Horatio is an English male given name, an Italianized form[1] of the ancient Roman Latin nomen (name) Horatius, from the Roman gens (clan) Horatia.

It appears to have been first used in England in 1565, in the Tudor era during which the Italian Renaissance movement had started to influence English culture.

Prominent English-language examples of the name "Horatio" include: Horatio de Vere, 1st Baron Vere of Tilbury (1565–1635), an English military leader, was one of the earliest English holders of the name, born 34 years before Shakespeare invented the character Horatio in his 1599/1601 play Hamlet.

He was a grandfather of Horatio Townshend, 1st Viscount Townshend (1630–1687), whose son Charles Townshend, 2nd Viscount Townshend (a ward of Col.
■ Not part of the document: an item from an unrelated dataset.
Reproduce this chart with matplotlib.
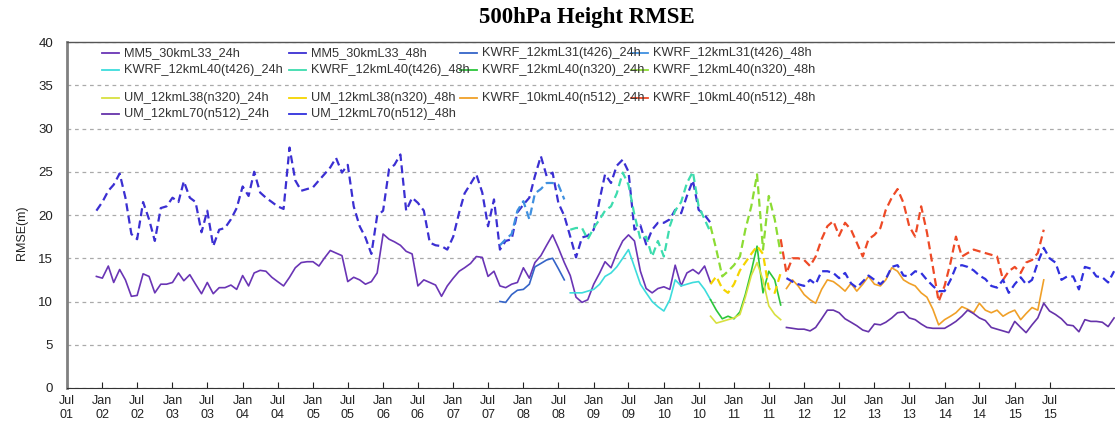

Robert Walpole (1650–1700) of Houghton Hall in Norfolk) married Dorothy Walpole, one of the latter's daughters and a sister of Horatio Walpole, 1st Baron Walpole (1678–1757) (and of Robert Walpole, 1st Earl of Orford (1676–1745), the Prime Minister).

The name Horatio was subsequently much used by the Walpole family and by the 1st Baron Walpole's illustrious younger cousin Admiral Horatio Nelson (1758–1805), his father's great-great grandson, born one year after 1st Baron Walpole's death.